Ingredients Jump to Instructions ↓

  1. 8 ounces wide rice noodles, preferably brown-rice noodles (see Notes)

  2. 1/2 cup Shao Hsing or dry sherry (see Notes)

  3. 4 teaspoons black bean-garlic sauce (see Notes)

  4. 1 tablespoon reduced-sodium soy sauce

  5. 2 teaspoons light brown sugar

  6. 2 teaspoons cornstarch

  7. 4 teaspoons canola or peanut oil, divided

  8. 1 teaspoon minced ginger

  9. 1 small onion, thinly sliced

  10. 1 12-ounce bag fresh Asian stir-fry vegetables (about 5 1/2 cups)

  11. 1/2 cup water, divided

  12. 8 ounces sirloin steak, cut into thin slices

Instructions Jump to Ingredients ↑

  1. Fill a large nonstick skillet with water and bring to a boil. Add noodles and cook, stirring frequently, until just tender, 4 to 6 minutes or according to package directions. Drain, rinse with cold water and transfer to a large bowl. Wipe the pan dry.

  2. Combine Shao Hsing (or sherry), black bean-garlic sauce, soy sauce, brown sugar and cornstarch in a small bowl; set aside.
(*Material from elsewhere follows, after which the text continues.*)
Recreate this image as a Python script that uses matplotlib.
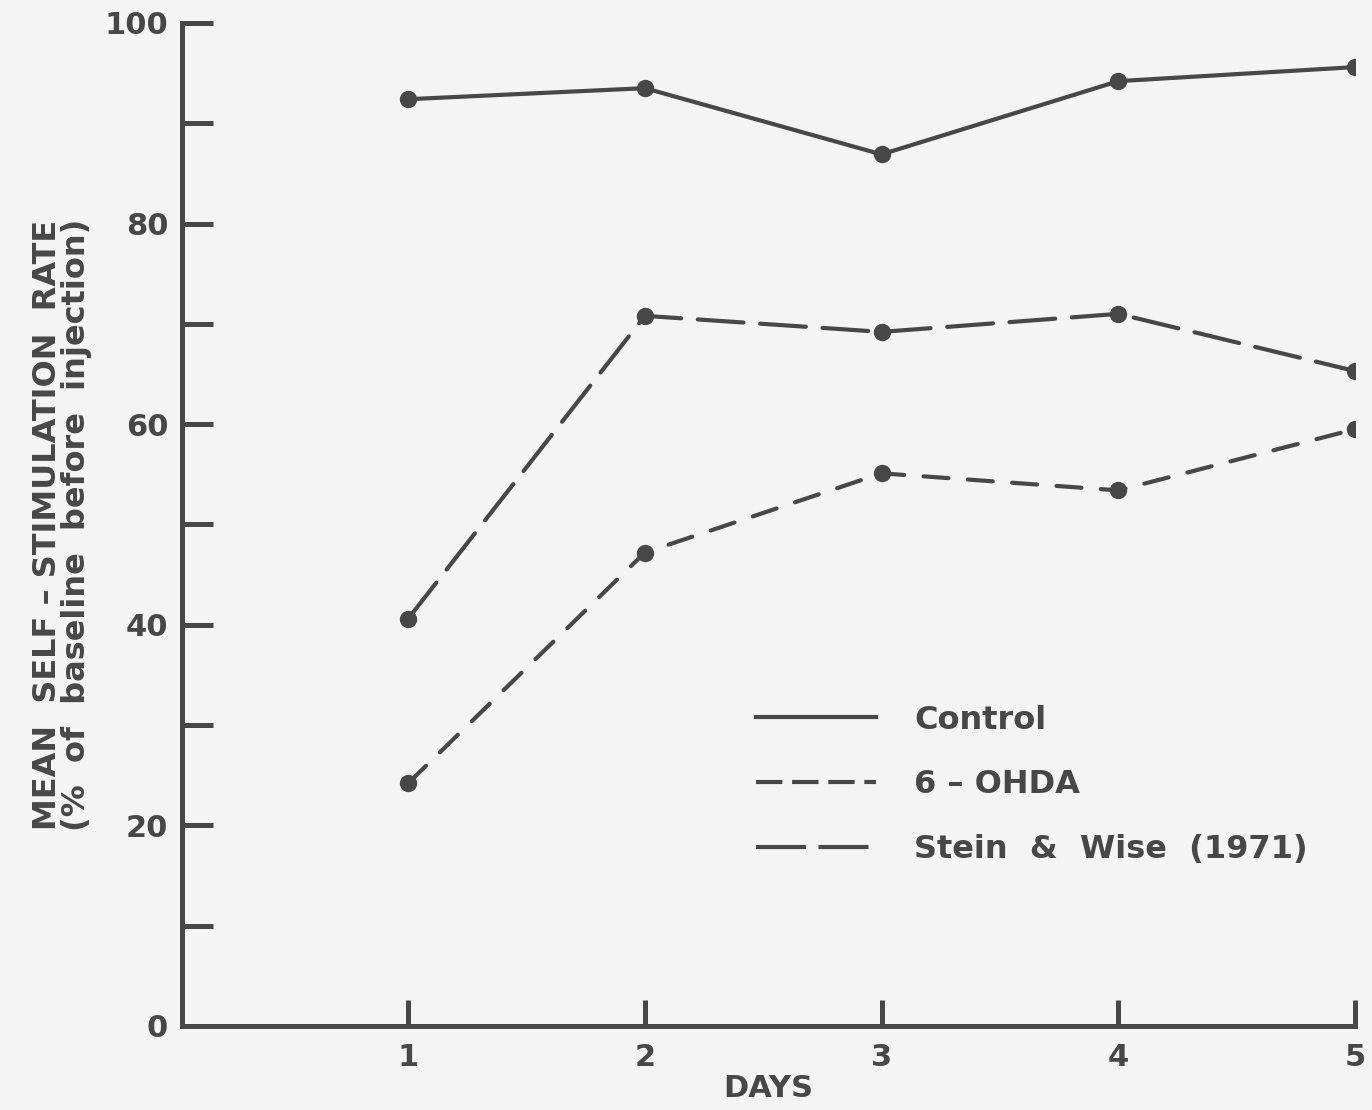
import matplotlib
matplotlib.use("Agg")
import matplotlib.pyplot as plt
from matplotlib.lines import Line2D

days = [1, 2, 3, 4, 5]
control = [92.4, 93.5, 86.9, 94.2, 95.6]
ohda = [24.2, 47.2, 55.1, 53.4, 59.5]
stein_wise = [40.6, 70.8, 69.2, 71.0, 65.3]
series_labels = ["Control", "6 \u2013 OHDA", "Stein  &  Wise  (1971)"]
y_major = [0, 20, 40, 60, 80, 100]
y_minor = [10, 30, 50, 70, 90]

ink = "#474747"
bg = "#f4f4f4"
plt.rcParams["lines.scale_dashes"] = False
plt.rcParams["font.family"] = ["DejaVu Sans"]

fig = plt.figure(figsize=(13.72, 11.10), dpi=100, facecolor=bg)
ax = fig.add_axes([0.1327, 0.0757, 0.8549, 0.9036])
ax.set_facecolor(bg)

lw = 3.0
ms = 11.5
ax.plot(days, control, color=ink, lw=lw, marker="o", ms=ms, linestyle="-",
        solid_capstyle="round")
ax.plot(days, ohda, color=ink, lw=lw, marker="o", ms=ms, dashes=(18, 14),
        dash_capstyle="round")
ax.plot(days, stein_wise, color=ink, lw=lw, marker="o", ms=ms, dashes=(33, 12),
        dash_capstyle="round")

ax.set_xlim(0.045, 5.0)
ax.set_ylim(0, 100)
for s in ["top", "right"]:
    ax.spines[s].set_visible(False)
for s in ["left", "bottom"]:
    ax.spines[s].set_color(ink)
    ax.spines[s].set_linewidth(3.6)

fs = 22
ax.set_yticks(y_major)
ax.set_yticks(y_minor, minor=True)
ax.set_yticklabels([str(v) for v in y_major], fontsize=fs, fontweight="bold", color=ink)
ax.tick_params(axis="y", which="both", direction="in", length=22, width=3.6,
               color=ink, pad=10)
ax.set_xticks(days)
ax.set_xticklabels([str(d) for d in days], fontsize=fs, fontweight="bold", color=ink)
ax.tick_params(axis="x", direction="in", length=19, width=3.6, color=ink, pad=12)

ax.set_xlabel("DAYS", fontsize=fs, fontweight="bold", color=ink, labelpad=2)
ax.set_ylabel("MEAN  SELF \u2013 STIMULATION  RATE\n(%  of  baseline  before  injection)",
              fontsize=23, fontweight="bold", color=ink, labelpad=9,
              linespacing=0.92)

handles = [
    Line2D([], [], color=ink, lw=lw, linestyle="-"),
    Line2D([], [], color=ink, lw=lw, dashes=(19, 7)),
    Line2D([], [], color=ink, lw=lw, dashes=(36, 9)),
]
leg = ax.legend(handles, series_labels, loc="upper left",
                bbox_to_anchor=(0.465, 0.349), frameon=False,
                fontsize=23, handlelength=3.75, handletextpad=1.2,
                labelspacing=1.05, labelcolor=ink)
for t in leg.get_texts():
    t.set_fontweight("bold")

fig.savefig("out.png", dpi=100, facecolor=bg)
  3. Heat 2 teaspoons oil in the skillet over medium-high heat. Reduce heat to medium. Add ginger and cook, stirring, for 30 seconds. Add onion and cook, stirring, until softened, 1 to 3 minutes. Add vegetables and 1/4 cup water; cover and cook, stirring occasionally, until the vegetables are tender-crisp, 2 to 4 minutes. Transfer the vegetables to the bowl with the noodles. Wipe the pan dry.

  4. Heat the remaining 2 teaspoons oil in the skillet over medium-high heat. Add steak and cook, stirring, until browned, 1 to 3 minutes. Stir the reserved sauce and add to the pan; cook, stirring, until the sauce has thickened slightly, 1 to 2 minutes.

  5. Return the noodles and vegetables to the pan along with the remaining 1/4 cup water; cook, tossing to coat with the sauce, until heated through, about 2 minutes more.